POR: João Víctor Lima Plá Bento
O curta-metragem “Quem matou Eloá?”, dirigido pela cineasta Lívia Perez, debruça-se sobre o caso de feminicídio ocorrido no ano de 2008 na cidade de Santo André, região metropolitana da capital paulista, que durou cerca de 100 horas (4 dias). Logo de início, nos minutos 0 ’40’’ ao 2 ’42’’, a produção exibe, através de reportagens da época, toda a
repercussão que esse caso teve no país. Expõe, também, as ações dos policiais e a influência da mídia no decorrer desses fatídicos dias.
Eloá Cristina, de 15 anos, era ex-namorada de Lindemberg Alves, de 22. Após o término do relacionamento, Lindemberg invadiu o apartamento onde Eloá morava com mais três amigos e ameaçou-os, porém dois deles foram liberados pelo homicida uma vez que seu foco era a ex-namorada e a amiga.
No decorrer do caso, diversos programas de TV e telejornais conseguiram contato com o assassino e transmitiam isso em rede nacional, o que gerava grande repercussão no país e dava a voz que o criminoso almejava desde o início. “Queriam aumentar o IBOPE do programa, veja, isso é do negócio” disse o promotor Augusto Rossini no curta.
A obra, em todo o tempo, revela a tentativa por parte dos veículos midiáticos de moldar a pessoa do Lindemberg para os espectadores, exibiam o assassino como uma pessoa boa e assim fez o programa “Hoje em Dia” com a seguinte citação: “Era considerado, pelos amigos e pela família, um rapaz tranquilo, calmo, trabalhador, que jogava bem futebol”
(7’56’’). Outro exemplo que o curta exibe está no programa “A Tarde é Sua” na qual um entrevistado diz que o assassino está passando por uma “fase momentânea” e tenta explicar o porquê de ele estar fazendo aquilo com a menina, ele diz, ainda, que tudo ia terminar em um final feliz (8’43’’). Atos como este mudaram o rumo do caso e ofuscaram a importância da vida da vítima, que estava em risco, e deu voz ao agressor em busca de repercussões e furos de reportagem.
O curta mostra também que Lindemberg não tinha apenas a mídia nas mãos como também tinha as autoridades, o que dava a ele um poder imenso de fazer o que quisesse. Eduardo Félix, comandante do batalhão de choque disse em entrevista coletiva: “Poderíamos ter dado o tiro de comprometimento, mas era um garoto de 22 anos de idade, sem antecedentes criminais e com uma crise amorosa” (14 ’48’’). A produção deixa de forma clara que as duas meninas sofreram agressões de Lindemberg todos os dias, elas eram as vítimas e estavam sofrendo, mas a proteção e a
atenção da mídia e das autoridades foi dada ao agressor. “A vida de Eloá estava em segundo, terceiro e quarto plano.” (15 ’01’’).
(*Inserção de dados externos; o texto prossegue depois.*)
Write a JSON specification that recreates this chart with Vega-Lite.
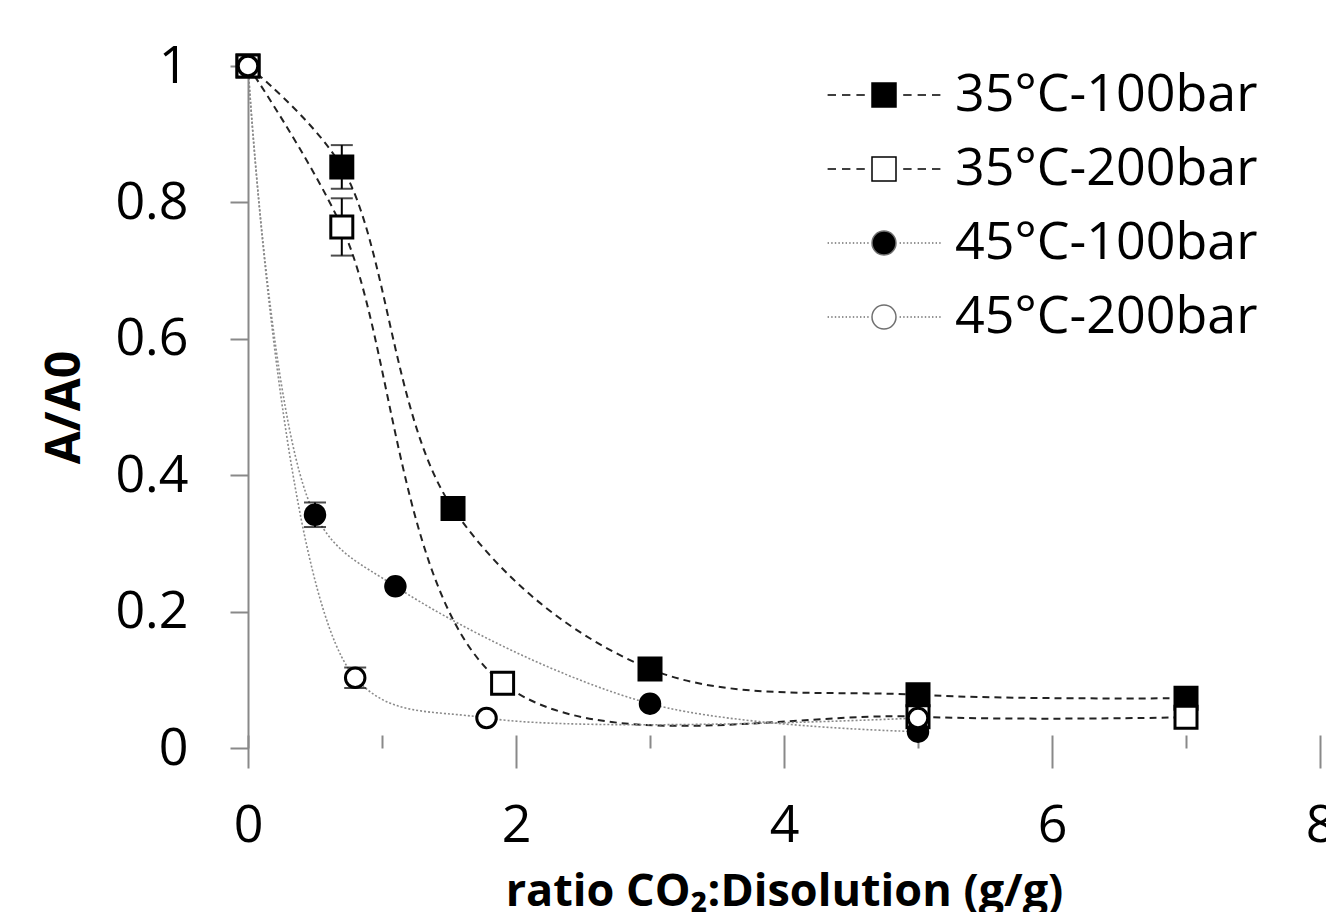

Feminicídio é crime hediondo com pena de 12 a 30 anos de prisão, porém Lindemberg era tratado pela mídia como bom moço e doente psicologicamente, o que mostra, portanto, que a mídia teve, assim como a polícia, uma participação negativa no caso e não cumpriu seu papel de ajudar a vítima e dar o suporte necessário a ela e isso o curta-metragem expõe com grande clareza. “Muitas vezes as negociações eram alteradas e influenciadas pelo o que ele (agressor) ouvia nos canais de televisão” disse o promotor Augusto Rossini no programa “Hoje em Dia”.
Eloá morre por conta de um tiro na cabeça e na virilha pelo assassino Lindemberg e cerca de 40 mil pessoas comparecem ao seu enterro. Pessoas que acompanharam pela televisão todo o caso, mas que se caso não fosse transmitido poderia ter tido um final diferente e Eloá poderia estar viva.
A produção dirigida por Lívia Perez faz jus aos prêmios que ganhou uma vez que expõe com clareza o caso ocorrido em 2009 e como ele poderia ter sido evitado. O curta além de mostrar os descasos por parte da mídia e das autoridades, também alerta sobre um dos maiores dilemas hoje enfrentado que é a agressão à mulher. O curta mostra a importância da denúncia e encoraja mais mulheres a denunciarem casos de agressão. Portanto, a obra tem extrema relevância para a sociedade e se torna um objeto obrigatório no estudo sobre as grandes mídias e suas seletividades e no âmbito de estudos sobre feminicídios e agressões domésticas.